Les premières femmes palestiniennes rendues hier à la liberté, dont la plupart étaient des jeunes filles à peine majeures détenues souvent sans jugement, ont toutes décrit la torture, les insultes, les humiliations, les privations de soins dont elles ont fait l’objet de la part des autorités israéliennes.

Quant aux treize Israéliens que le Hamas a remis à la Croix Rouge, les services de la propagande israélienne n’ont pas fini de les débriefer mais ils préparent déjà l’opinion au constat qu’ils sont en aussi bonne santé que possible, au regard des conditions de vie qu’ils ont partagées avec les Palestiniens de Gaza bombardés jour et nuit pendant un mois et demi.

I24, porte-voix d’Israël, les a qualifiés d’ « otages du diable ». Rappelant que « les nazis exécutaient des civils innocents par dizaines », la chaîne laisse entendre que le Hamas n’aurait pas manqué de faire subir le même sort aux « otages » mais ne les a épargnés que parce qu’il « a compris que les otages devaient être maintenus vivants et en relative bonne santé, pour servir de monnaie d’échange, pour des trêves, pour des libérations de terroristes détenus dans les geôles israéliennes, pour du carburant et du gaz[1] ».

A supposer que ce calcul ait été fait par le Hamas, ce qui serait à la fois de bonne guerre et de bonne morale, la question est de savoir pourquoi Israël n’a pas été aussi prévenant avec les Palestiniens qu’il a entassés par milliers dans ses prisons, dont certains sont incarcérés depuis des décennies sans espoir de revoir la lumière du jour, dont nombreux sont ceux qui sont morts en captivité. Elle est plus largement celle de savoir pourquoi Israël a pris en otages tous les Palestiniens des territoires occupés et d’une manière plus impitoyable ceux de Gaza dont le sort est sans doute le plus proche des victimes du nazisme enfermées dans les camps de concentration et auxquels il a décidé ces dernières semaines d’appliquer une « solution finale ».

200 Israéliens détenus à Gaza contre neuf mille Palestiniens croupissant dans les geôles israéliennes et 1 million et demi soumis aux massacres et à l’exode. Un peuple d’otages livré à la toute-puissance d’un appareil militaire génocidaire, telle est la sémantique la plus fidèle au réel.
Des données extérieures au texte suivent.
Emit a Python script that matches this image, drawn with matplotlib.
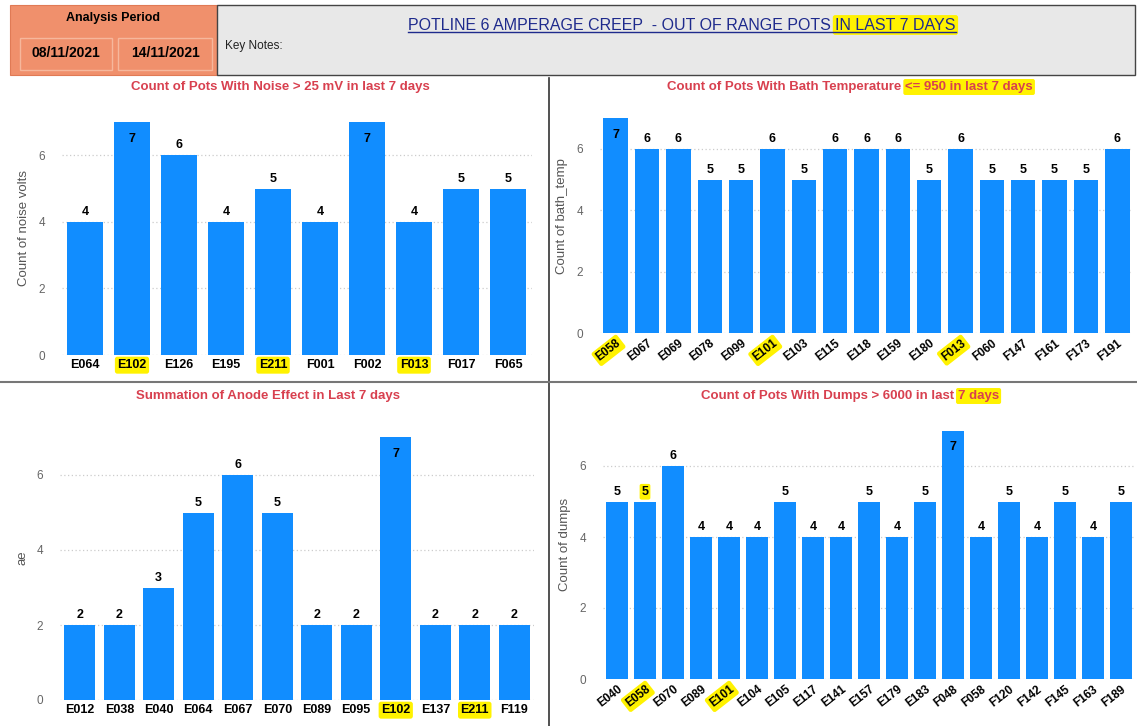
import matplotlib
matplotlib.use('Agg')
import matplotlib.pyplot as plt
from matplotlib.patches import Rectangle
from matplotlib.lines import Line2D

plt.rcParams['font.family'] = ['Liberation Sans', 'DejaVu Sans']

# data
noise_pots = ['E064', 'E102', 'E126', 'E195', 'E211', 'F001', 'F002', 'F013', 'F017', 'F065']
noise_counts = [4, 7, 6, 4, 5, 4, 7, 4, 5, 5]
noise_marked = ['E102', 'E211', 'F013']

bath_pots = ['E058', 'E067', 'E069', 'E078', 'E099', 'E101', 'E103', 'E115', 'E118',
             'E159', 'E180', 'F013', 'F060', 'F147', 'F161', 'F173', 'F191']
bath_counts = [7, 6, 6, 5, 5, 6, 5, 6, 6, 6, 5, 6, 5, 5, 5, 5, 6]
bath_marked = ['E058', 'E101', 'F013']

anode_pots = ['E012', 'E038', 'E040', 'E064', 'E067', 'E070', 'E089', 'E095', 'E102',
              'E137', 'E211', 'F119']
anode_sum = [2, 2, 3, 5, 6, 5, 2, 2, 7, 2, 2, 2]
anode_marked = ['E102', 'E211']

dump_pots = ['E040', 'E058', 'E070', 'E089', 'E101', 'E104', 'E105', 'E117', 'E141', 'E157',
             'E179', 'E183', 'F048', 'F058', 'F120', 'F142', 'F145', 'F163', 'F189']
dump_counts = [5, 5, 6, 4, 4, 4, 5, 4, 4, 5, 4, 5, 7, 4, 5, 4, 5, 4, 5]
dump_marked = ['E058', 'E101']

W, H = 1137, 726
BLUE = '#118DFF'
RED = '#D8404F'
YEL = '#FFF200'

fig = plt.figure(figsize=(W / 100, H / 100), dpi=100)
fig.patch.set_facecolor('white')


def fx(px):
    return px / W


def fy(py):
    return 1 - py / H


def rect_px(x0, y0, x1, y1, **kw):
    fig.add_artist(Rectangle((fx(x0), fy(y1)), fx(x1 - x0), (y1 - y0) / H,
                             transform=fig.transFigure, **kw))


def two_part(xc, y, a, b, size, color, weight='bold', underline=False, gap=4):
    r = fig.canvas.get_renderer()
    t1 = fig.text(0, fy(y), a, fontsize=size, color=color, weight=weight, va='center', ha='left')
    t2 = fig.text(0, fy(y), b, fontsize=size, color=color, weight=weight, va='center', ha='left',
                  bbox=dict(boxstyle='round,pad=0.15', fc=YEL, ec='none'), zorder=5)
    w1 = t1.get_window_extent(r).width + gap
    w2 = t2.get_window_extent(r).width
    x0 = xc - (w1 + w2) / 2
    t1.set_x(fx(x0))
    t2.set_x(fx(x0 + w1))
    if underline:
        uy = fy(y + size * 0.62)
        fig.add_artist(Line2D([fx(x0), fx(x0 + w1 + w2)], [uy, uy], color=color, lw=1,
                              transform=fig.transFigure, zorder=6))


# header
rect_px(10, 5, 217, 75, fc='#F0906C', ec='#E07A55', lw=0.8)
fig.text(fx(113), fy(18), 'Analysis Period', fontsize=9, weight='bold', ha='center', va='center')
for x0, x1, d in [(20, 112, '08/11/2021'), (118, 212, '14/11/2021')]:
    rect_px(x0, 38, x1, 70, fc='none', ec='#F6B79C', lw=1)
    fig.text(fx((x0 + x1) / 2), fy(53), d, fontsize=10, weight='bold', ha='center', va='center')
rect_px(217, 5, 1135, 75, fc='#E8E8E8', ec='#444444', lw=1)
fig.text(fx(225), fy(46), 'Key Notes:', fontsize=8.5, ha='left', va='center', color='#222222')
two_part(682, 25, 'POTLINE 6 AMPERAGE CREEP  - OUT OF RANGE POTS', 'IN LAST 7 DAYS',
         11.5, '#1E2A8C', weight='normal', underline=True)

# panel separators
fig.add_artist(Line2D([fx(549), fx(549)], [fy(78), 0], color='#333333', lw=1.2,
                      transform=fig.transFigure))
fig.add_artist(Line2D([0, 1], [fy(382), fy(382)], color='#777777', lw=1.5,
                      transform=fig.transFigure))


def panel(left, right, zero_y, unit, pots, vals, marked, ylabel, rotate):
    top = 7.6
    ax = fig.add_axes([fx(left), fy(zero_y), fx(right - left), top * unit / H])
    x = range(len(pots))
    ax.bar(x, vals, width=0.78, color=BLUE, zorder=3)
    ax.set_xlim(-0.5, len(pots) - 0.5)
    ax.set_ylim(0, top)
    ax.set_yticks([0, 2, 4, 6])
    ax.grid(axis='y', color='#CCCCCC', ls=(0, (1, 2)), lw=0.9, zorder=0)
    for s in ax.spines.values():
        s.set_visible(False)
    ax.tick_params(axis='y', length=0, labelsize=8.5, labelcolor='#666666', pad=12)
    ax.tick_params(axis='x', length=0, pad=3)
    ax.set_ylabel(ylabel, fontsize=9.5, color='#555555', labelpad=6)
    ax.set_xticks(list(x))
    if rotate:
        ax.set_xticklabels(pots, rotation=38, ha='right', rotation_mode='anchor',
                           fontsize=8.5, weight='bold')
    else:
        ax.set_xticklabels(pots, fontsize=9, weight='bold')
    for lab in ax.get_xticklabels():
        if lab.get_text() in marked:
            lab.set_bbox(dict(boxstyle='round,pad=0.2', fc=YEL, ec='none'))
    vmax = max(vals)
    for i, v in enumerate(vals):
        if v == vmax:
            ax.annotate(str(v), (i, v), xytext=(0, -12), textcoords='offset points',
                        ha='center', va='center', fontsize=9, weight='bold', zorder=4)
        else:
            ax.annotate(str(v), (i, v), xytext=(0, 7), textcoords='offset points',
                        ha='center', va='center', fontsize=9, weight='bold', zorder=4)
    return ax


panel(61.5, 531.5, 355, 33.3, noise_pots, noise_counts, noise_marked, 'Count of noise volts', False)
panel(600, 1133, 333, 30.7, bath_pots, bath_counts, bath_marked, 'Count of bath_temp', True)
panel(60, 534, 700, 37.5, anode_pots, anode_sum, anode_marked, 'ae', False)
ax4 = panel(603, 1135, 679, 35.5, dump_pots, dump_counts, dump_marked, 'Count of dumps', True)
# value label highlighted on the dumps chart
for t in ax4.texts:
    if t.xy[0] == dump_pots.index('E058'):
        t.set_bbox(dict(boxstyle='round,pad=0.15', fc=YEL, ec='none'))

# panel titles
fig.text(fx(280), fy(87), 'Count of Pots With Noise > 25 mV in last 7 days', fontsize=9.5,
         weight='bold', color=RED, ha='center', va='center')
two_part(850, 87, 'Count of Pots With Bath Temperature', '<= 950 in last 7 days', 9.5, RED)
fig.text(fx(268), fy(396), 'Summation of Anode Effect in Last 7 days', fontsize=9.5,
         weight='bold', color=RED, ha='center', va='center')
two_part(850, 396, 'Count of Pots With Dumps > 6000 in last', '7 days', 9.5, RED)

fig.savefig('out.png', dpi=100)
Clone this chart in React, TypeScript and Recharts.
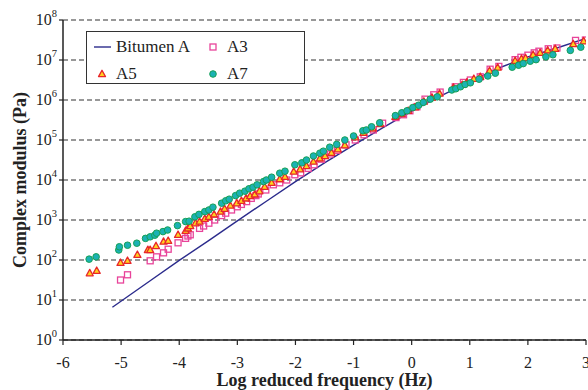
import React from 'react';
import { ComposedChart, Scatter, XAxis, YAxis, CartesianGrid, Legend } from 'recharts';

const FONT = '"Liberation Serif", "Times New Roman", serif';

// Bitumen A (master curve)
const bitumenFreq = [-5.15, -4.5, -4, -3.5, -3, -2.5, -2, -1.5, -1, -0.5, 0, 0.5, 1, 1.5, 2, 2.5, 2.96];
const bitumenModulus = [6.6, 30.2, 97.7, 302, 955, 2950, 9120, 26900, 74100, 200000, 525000, 1260000, 2820000, 6310000, 12000000, 20000000, 33100000];

// A3 (squares)
const a3Freq = [-5.01, -4.89, -4.5, -4.39, -4.27, -4.19, -4.02, -3.89, -3.85, -3.81, -3.65, -3.58, -3.49, -3.39, -3.27, -3.2, -3.1, -3.0, -2.93, -2.84, -2.76, -2.68, -2.64, -2.51, -2.38, -2.27, -2.15, -2.01, -1.91, -1.78, -1.68, -1.55, -1.4, -1.28, -1.13, -0.97, -0.82, -0.66, -0.5, -0.27, -0.14, -0.03, 0.09, 0.23, 0.38, 0.49, 0.75, 0.89, 1.01, 1.18, 1.35, 1.5, 1.78, 1.88, 2.0, 2.11, 2.19, 2.35, 2.5, 2.82, 2.99];
const a3Modulus = [31.6, 42.7, 95.5, 120, 151, 186, 269, 347, 398, 427, 617, 708, 832, 1000, 1290, 1480, 1780, 2140, 2450, 2880, 3470, 4070, 4470, 5620, 7590, 8510, 10000, 13500, 15100, 19500, 24000, 33100, 44700, 55000, 75900, 100000, 135000, 178000, 263000, 363000, 427000, 537000, 676000, 1050000, 1350000, 1580000, 2140000, 2750000, 3160000, 3800000, 5890000, 6920000, 10200000, 11700000, 13200000, 15100000, 16600000, 19100000, 20000000, 30900000, 31600000];

// A5 (triangles)
const a5Freq = [-5.54, -5.42, -5.01, -4.89, -4.72, -4.54, -4.5, -4.4, -4.27, -4.19, -4.02, -3.89, -3.85, -3.81, -3.72, -3.65, -3.56, -3.49, -3.4, -3.29, -3.22, -3.12, -3.01, -2.93, -2.85, -2.78, -2.7, -2.62, -2.53, -2.41, -2.27, -2.18, -2.03, -1.92, -1.81, -1.69, -1.58, -1.49, -1.38, -1.27, -1.15, -0.97, -0.83, -0.67, -0.54, -0.28, -0.17, -0.06, 0.06, 0.21, 0.35, 0.48, 0.72, 0.87, 0.95, 1.07, 1.18, 1.34, 1.48, 1.78, 1.89, 1.96, 2.09, 2.21, 2.34, 2.47, 2.78, 2.96];
const a5Modulus = [46.8, 53.7, 85.1, 95.5, 135, 178, 178, 224, 288, 302, 427, 537, 617, 708, 832, 912, 1070, 1200, 1380, 1620, 1910, 2290, 2630, 3020, 3470, 3980, 4370, 5250, 6760, 8510, 10500, 12000, 16200, 18600, 22400, 28800, 34700, 39800, 47900, 58900, 74100, 117000, 151000, 195000, 251000, 380000, 447000, 537000, 661000, 912000, 1150000, 1450000, 2040000, 2400000, 2750000, 3390000, 3800000, 5370000, 6460000, 9550000, 10700000, 11200000, 13500000, 15100000, 17400000, 19100000, 25100000, 29500000];

// A7 (circles)
const a7Freq = [-5.55, -5.43, -5.04, -5.03, -4.89, -4.73, -4.58, -4.5, -4.42, -4.39, -4.28, -4.2, -4.03, -3.89, -3.83, -3.73, -3.66, -3.56, -3.49, -3.42, -3.27, -3.2, -3.14, -3.03, -2.96, -2.87, -2.8, -2.73, -2.66, -2.55, -2.5, -2.41, -2.27, -2.18, -2.01, -1.89, -1.81, -1.69, -1.58, -1.52, -1.41, -1.29, -1.15, -1.0, -0.84, -0.78, -0.69, -0.55, -0.28, -0.17, -0.08, 0.02, 0.12, 0.2, 0.32, 0.44, 0.69, 0.76, 0.84, 0.92, 1.01, 1.16, 1.31, 1.44, 1.73, 1.84, 1.92, 2.04, 2.14, 2.31, 2.43, 2.73, 2.91];
const a7Modulus = [105, 120, 178, 214, 234, 263, 347, 380, 417, 468, 513, 562, 724, 912, 933, 1200, 1380, 1620, 1780, 2090, 2630, 3020, 3310, 4070, 4680, 5250, 6030, 6610, 7590, 9120, 10000, 11750, 14800, 16600, 24000, 26900, 31600, 39800, 46800, 52500, 66100, 77600, 100000, 126000, 170000, 178000, 214000, 269000, 407000, 479000, 537000, 646000, 741000, 871000, 1050000, 1200000, 1780000, 1910000, 2140000, 2450000, 2690000, 3310000, 3980000, 4680000, 6610000, 7410000, 8130000, 9330000, 10200000, 12000000, 13500000, 17400000, 20900000];

const xTicks = [-6, -5, -4, -3, -2, -1, 0, 1, 2, 3];
const yTicks = [1, 10, 100, 1000, 10000, 100000, 1000000, 10000000, 100000000];
const xMinorTicks = Array.from({ length: 46 }, (_, i) => Math.round((-6 + i * 0.2) * 10) / 10);
const yMinorTicks: number[] = [];
for (let e = 0; e < 8; e++) for (let m = 2; m <= 9; m++) yMinorTicks.push(m * Math.pow(10, e));

const zip = (xs: number[], ys: number[]) => xs.map((x, i) => ({ x, y: ys[i] }));
const bitumenData = zip(bitumenFreq, bitumenModulus);
const a3Data = zip(a3Freq, a3Modulus);
const a5Data = zip(a5Freq, a5Modulus);
const a7Data = zip(a7Freq, a7Modulus);

const INK = '#222';
const LINE_COLOR = '#2B2B8C';
const SQ_COLOR = '#E8449A';
const TRI_FILL = '#FFD21F';
const TRI_STROKE = '#E8262A';
const CIR_FILL = '#1BB2B4';
const CIR_STROKE = '#16A055';

const Square = (props: any) => {
  const { cx, cy } = props;
  if (cx == null || cy == null) return <g />;
  return <rect x={cx - 3} y={cy - 3} width={6} height={6} fill="none" stroke={SQ_COLOR} strokeWidth={1.3} />;
};
const Triangle = (props: any) => {
  const { cx, cy } = props;
  if (cx == null || cy == null) return <g />;
  return (
    <polygon
      points={`${cx},${cy - 3.8} ${cx + 3.5},${cy + 2.6} ${cx - 3.5},${cy + 2.6}`}
      fill={TRI_FILL}
      stroke={TRI_STROKE}
      strokeWidth={1.3}
      strokeLinejoin="round"
    />
  );
};
const Circle = (props: any) => {
  const { cx, cy } = props;
  if (cx == null || cy == null) return <g />;
  return <circle cx={cx} cy={cy} r={3.3} fill={CIR_FILL} stroke={CIR_STROKE} strokeWidth={1} />;
};
const NoShape = () => <g />;

const YTick = (props: any) => {
  const { x, y, payload } = props;
  const exp = Math.round(Math.log10(payload.value));
  return (
    <text x={x} y={y + 5.3} textAnchor="end" fontFamily={FONT} fontSize={16} fill={INK}>
      10<tspan dy={-8} fontSize={10.5}>{exp}</tspan>
    </text>
  );
};

const XTick = (props: any) => {
  const { x, y, payload } = props;
  return (
    <text x={x} y={y + 21} textAnchor="middle" fontFamily={FONT} fontSize={16} fill={INK}>
      {String(payload.value)}
    </text>
  );
};

const XTitle = (props: any) => {
  const vb = props.viewBox || { x: 63, y: 340, width: 523, height: 50 };
  return (
    <text x={vb.x + vb.width / 2} y={386} textAnchor="middle" fontFamily={FONT} fontWeight="bold" fontSize={18} fill={INK}>
      Log reduced frequency (Hz)
    </text>
  );
};

const YTitle = (props: any) => {
  const vb = props.viewBox || { x: 0, y: 20, width: 63, height: 320 };
  const cx = 20;
  const cy = vb.y + vb.height / 2;
  return (
    <text
      x={cx}
      y={cy}
      transform={`rotate(-90 ${cx} ${cy})`}
      textAnchor="middle"
      dominantBaseline="central"
      fontFamily={FONT}
      fontWeight="bold"
      fontSize={18}
      fill={INK}
    >
      Complex modulus (Pa)
    </text>
  );
};

const legendItems = [
  { name: 'Bitumen A', kind: 'line', left: 6, top: 15 },
  { name: 'A3', kind: 'square', left: 117, top: 15 },
  { name: 'A5', kind: 'triangle', left: 6, top: 42 },
  { name: 'A7', kind: 'circle', left: 117, top: 42 },
];

const LegendIcon = ({ kind }: { kind: string }) => (
  <svg width={18} height={10} style={{ display: 'block' }}>
    {kind === 'line' && <line x1={1} y1={5} x2={18} y2={5} stroke={LINE_COLOR} strokeWidth={1.4} />}
    {kind === 'square' && <rect x={6} y={2} width={6} height={6} fill="none" stroke={SQ_COLOR} strokeWidth={1.3} />}
    {kind === 'triangle' && (
      <polygon points="9,1.2 12.5,7.6 5.5,7.6" fill={TRI_FILL} stroke={TRI_STROKE} strokeWidth={1.3} strokeLinejoin="round" />
    )}
    {kind === 'circle' && <circle cx={9} cy={5} r={3.3} fill={CIR_FILL} stroke={CIR_STROKE} strokeWidth={1} />}
  </svg>
);

const LegendBox = () => (
  <div
    style={{
      position: 'relative',
      width: 219,
      height: 53,
      border: '1.3px solid #333',
      background: '#fff',
      fontFamily: FONT,
      fontSize: 17,
      color: INK,
      boxSizing: 'border-box',
    }}
  >
    {legendItems.map((it) => (
      <div key={it.name} style={{ position: 'absolute', left: it.left, top: it.top - 10, height: 20, display: 'flex', alignItems: 'center', whiteSpace: 'nowrap' }}>
        <LegendIcon kind={it.kind} />
        <span style={{ marginLeft: 5, lineHeight: '20px' }}>{it.name}</span>
      </div>
    ))}
  </div>
);

export default function App() {
  return (
    <div style={{ position: 'absolute', left: 0, top: 0, background: '#fff' }}>
      <ComposedChart width={588} height={390} margin={{ top: 20, right: 2, bottom: 0, left: 0 }}>
        <CartesianGrid xAxisId="x" yAxisId="y" vertical={false} stroke="#333" strokeDasharray="5 3" strokeWidth={1.2} />
        <XAxis
          xAxisId="x"
          type="number"
          dataKey="x"
          domain={[-6, 3]}
          allowDataOverflow
          ticks={xTicks}
          interval={0}
          height={50}
          tickSize={5}
          tickLine={{ stroke: INK, strokeWidth: 1.2 }}
          axisLine={{ stroke: INK, strokeWidth: 1.5 }}
          tick={<XTick />}
          label={<XTitle />}
        />
        <XAxis
          xAxisId="xm"
          type="number"
          domain={[-6, 3]}
          allowDataOverflow
          ticks={xMinorTicks}
          interval={0}
          mirror
          tickSize={4}
          tick={false}
          axisLine={false}
          tickLine={{ stroke: INK, strokeWidth: 1.2 }}
        />
        <YAxis
          yAxisId="y"
          type="number"
          dataKey="y"
          scale="log"
          domain={[1, 100000000]}
          allowDataOverflow
          ticks={yTicks}
          interval={0}
          width={63}
          tickSize={4}
          tickLine={{ stroke: INK, strokeWidth: 1.2 }}
          axisLine={{ stroke: INK, strokeWidth: 1.5 }}
          tick={<YTick />}
          label={<YTitle />}
        />
        <YAxis
          yAxisId="ym"
          type="number"
          scale="log"
          domain={[1, 100000000]}
          allowDataOverflow
          ticks={yMinorTicks}
          interval={0}
          mirror
          tickSize={3}
          tick={false}
          axisLine={false}
          tickLine={{ stroke: INK, strokeWidth: 1 }}
        />
        <YAxis
          yAxisId="yr"
          orientation="right"
          type="number"
          scale="log"
          domain={[1, 100000000]}
          allowDataOverflow
          width={0}
          tick={false}
          tickLine={false}
          axisLine={{ stroke: INK, strokeWidth: 1.5 }}
        />
        <Legend
          layout="vertical"
          align="center"
          verticalAlign="middle"
          wrapperStyle={{ left: 86, top: 31, width: 219, height: 53 }}
          content={() => <LegendBox />}
        />
        <Scatter
          name="Bitumen A"
          xAxisId="x"
          yAxisId="y"
          data={bitumenData}
          line={{ stroke: LINE_COLOR, strokeWidth: 1.4 }}
          lineType="joint"
          shape={NoShape}
          isAnimationActive={false}
        />
        <Scatter name="A3" xAxisId="x" yAxisId="y" data={a3Data} shape={Square} isAnimationActive={false} />
        <Scatter name="A5" xAxisId="x" yAxisId="y" data={a5Data} shape={Triangle} isAnimationActive={false} />
        <Scatter name="A7" xAxisId="x" yAxisId="y" data={a7Data} shape={Circle} isAnimationActive={false} />
      </ComposedChart>
    </div>
  );
}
Le 7 octobre ne changera peut-être pas cette équation mais d’ores et déjà, à l’heure où la trêve des combats accorde un répit à Gaza, il a livré un verdict : il était à la fois légitime et stratégiquement juste que les combattants palestiniens rentrent à Gaza avec des prisonniers civils et militaires. Ne serait-ce que pour qu’ils fassent l’expérience de l’enfer que leurs élus réservent en leur nom aux Palestiniens.  Et qu’on leur permette peut-être d’en témoigner.

 

mardi 14 novembre 2023

L'HUMANITÉ AUX ABONNÉS ABSENTS

 


Khaled Satour

Ce sont des bébés prématurés. Mais en réalité, ils sont nés trop tard, après que l’humanité, qui a le devoir de garantir leur droit à la vie, ait, selon toutes les apparences, cessé d’exister.

C’est une vidéo terrible. Fallait-il ou non la poster ? J’ai hésité longtemps avant de décider de le faire. Et puis je me suis dit que ce qui était indécent, ce qui était choquant, c’était qu’on abandonne à un sort aussi horrible cette essence de l’humanité. Et que cela donnait le droit de le montrer.

En tant que pièce à conviction, attestant qu’il y a bel et bien une entreprise génocidaire à Gaza : l’hôpital Al Shifa qui abrite ces enfants est encerclé par les blindés israéliens, il est entouré par le chaos. Il est privé de l'oxygène, de l’électricité et des équipements vitaux indispensables à leur survie. J’ai entendu il y a quelques minutes sur Al Jazira le SOS lancé par l’un de ses médecins aux organismes humanitaires, à la communauté internationale, à l’humanité.

L’humanité s’est portée aux abonnés absents à travers le vaste monde auquel était adressé cet appel désespéré. D’humanité, il ne reste que ce qui est confiné entre les murs de cet hôpital où elle est en train de mourir un peu plus à chaque fois que meurt l’un de ces bébés.